- Districts of Upper East Region
- Bolgatanga East District Location of Bolgatanga East District within Upper East
- Coordinates: 10°47′22″N 0°48′9″W﻿ / ﻿10.78944°N 0.80250°W
- Country: Ghana
- Region: Upper East
- Capital: Zuarungu

Population (2021)
- • Total: 38,824
- Time zone: UTC+0 (GMT)
- ISO 3166 code: GH-UE-BE

= Bolgatanga East District =

Bolgatanga East District is one of the fifteen districts in Upper East Region, Ghana.
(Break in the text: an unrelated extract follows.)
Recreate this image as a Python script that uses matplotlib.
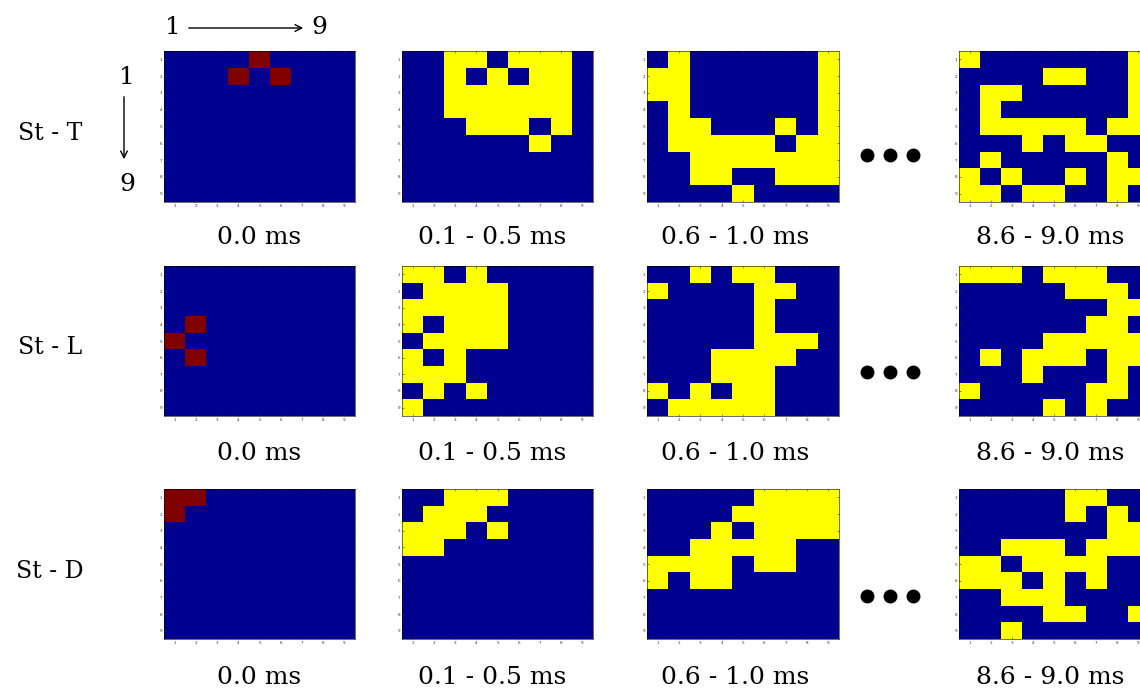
import numpy as np
import matplotlib.pyplot as plt
from matplotlib.colors import ListedColormap
from matplotlib.lines import Line2D
from matplotlib.patches import FancyArrowPatch

# 0 = idle, 1 = active, 2 = stimulus
st_t_0 = ["000020000", "000202000", "000000000", "000000000", "000000000",
          "000000000", "000000000", "000000000", "000000000"]
st_t_1 = ["001101110", "001010110", "001111110", "001111110", "000111010",
          "000000100", "000000000", "000000000", "000000000"]
st_t_2 = ["010000001", "110000001", "110000001", "010000001", "011000101",
          "011111011", "001111111", "001100111", "000010000"]
st_t_3 = ["100000001", "000011001", "011000001", "010000001", "011111011",
          "000101100", "010000010", "101001011", "110110010"]

st_l_0 = ["000000000", "000000000", "000000000", "020000000", "200000000",
          "020000000", "000000000", "000000000", "000000000"]
st_l_1 = ["110100000", "011110000", "111110000", "101110000", "011110000",
          "101000000", "111000000", "010100000", "100000000"]
st_l_2 = ["001011000", "100001100", "000001000", "000001000", "000001110",
          "000111100", "000111000", "101011000", "011111000"]
st_l_3 = ["111011100", "000001110", "000000011", "000000110", "000011111",
          "010111011", "000100010", "100000110", "000010100"]

st_d_0 = ["220000000", "200000000", "000000000", "000000000", "000000000",
          "000000000", "000000000", "000000000", "000000000"]
st_d_1 = ["001110000", "011100000", "111010000", "110000000", "000000000",
          "000000000", "000000000", "000000000", "000000000"]
st_d_2 = ["000001111", "000011111", "000101111", "001111100", "111101100",
          "101100000", "000000000", "000000000", "000000000"]
st_d_3 = ["000001100", "000001010", "000000011", "001110111", "110111100",
          "111010100", "001110000", "000011001", "001000000"]

grids = [[st_t_0, st_t_1, st_t_2, st_t_3],
         [st_l_0, st_l_1, st_l_2, st_l_3],
         [st_d_0, st_d_1, st_d_2, st_d_3]]
row_names = ["St - T", "St - L", "St - D"]
time_labels = ["0.0 ms", "0.1 - 0.5 ms", "0.6 - 1.0 ms", "8.6 - 9.0 ms"]

W, H = 1140, 692
cmap = ListedColormap(["#00008f", "#ffff00", "#800000"])
serif = "DejaVu Serif"

fig = plt.figure(figsize=(W / 100, H / 100), dpi=100)

col_left = [164, 402, 647, 959]
col_w = [191, 191, 192, 190]
row_top = [51, 266, 489]
row_h = [151, 150, 150]
label_y = [238, 453, 677]
label_x = [259, 492, 735, 1050]
dots_y = [155, 372, 596]


def to_array(rows):
    return np.array([[int(c) for c in r] for r in rows])


for i in range(3):
    for j in range(4):
        ax = fig.add_axes([col_left[j] / W, 1 - (row_top[i] + row_h[i]) / H,
                           col_w[j] / W, row_h[i] / H])
        ax.imshow(to_array(grids[i][j]), cmap=cmap, vmin=0, vmax=2,
                  aspect="auto", interpolation="nearest",
                  extent=(0.5, 9.5, 9.5, 0.5))
        ax.set_xticks(range(1, 10))
        ax.set_yticks(range(1, 10))
        ax.tick_params(labelsize=3, length=1.5, width=0.4, direction="in",
                       pad=1.5, colors="#333333", top=True, right=True)
        for s in ax.spines.values():
            s.set_linewidth(0.4)
        fig.text(label_x[j] / W, 1 - label_y[i] / H, time_labels[j],
                 ha="center", va="center", fontsize=18, family=serif)

    fig.text(50 / W, 1 - (row_top[i] + 82) / H, row_names[i],
             ha="center", va="center", fontsize=17, family=serif)
    # ellipsis between the early and late snapshots
    for dx in (867, 890, 913):
        fig.add_artist(Line2D([dx / W], [1 - dots_y[i] / H], marker="o",
                              markersize=9, color="black",
                              transform=fig.transFigure))

# index orientation: columns 1 -> 9, rows 1 -> 9
fig.text(173 / W, 1 - 27 / H, "1", ha="center", va="center",
         fontsize=18, family=serif)
fig.text(319 / W, 1 - 27 / H, "9", ha="center", va="center",
         fontsize=18, family=serif)
fig.add_artist(FancyArrowPatch(
    (186 / W, 1 - 28 / H), (306 / W, 1 - 28 / H), transform=fig.transFigure,
    arrowstyle="->", mutation_scale=12, lw=1, color="black"))
fig.text(127 / W, 1 - 78 / H, "1", ha="center", va="center",
         fontsize=18, family=serif)
fig.text(127 / W, 1 - 185 / H, "9", ha="center", va="center",
         fontsize=18, family=serif)
fig.add_artist(FancyArrowPatch(
    (124 / W, 1 - 94 / H), (124 / W, 1 - 162 / H), transform=fig.transFigure,
    arrowstyle="->", mutation_scale=12, lw=1, color="black"))

fig.savefig("out.png", dpi=100)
Originally it was formerly part of the then-larger Bolgatanga District in 1988; until the eastern part of the district was later split off to create Bolgatanga East District on 15 March 2018, which was established by Legislative Instrument (L.I.) 2350; thus the remaining part has been retained as Bolgatanga Municipal District, with the border between the two being marked by the Agrumatue. The district assembly is located in the central part of Upper East Region and has Zuarungu as its capital town.

== Villages ==
The Bolgatanga East District is made up of many communities which are largely rural and lack basic social amenities. Some of the communities in the Bolgatanga East District include Zonno, Kumbɔsikɔ, Yarigabiisi, Kantia, Nyokuko, kataŋa, Dulugɔ, Gɔnɔ, Asɔŋen, Beenkutɛ, Kangoo, Dubilla, Dakio, Dabooren (tiŋeren, saazuo), Mossi, Kukua.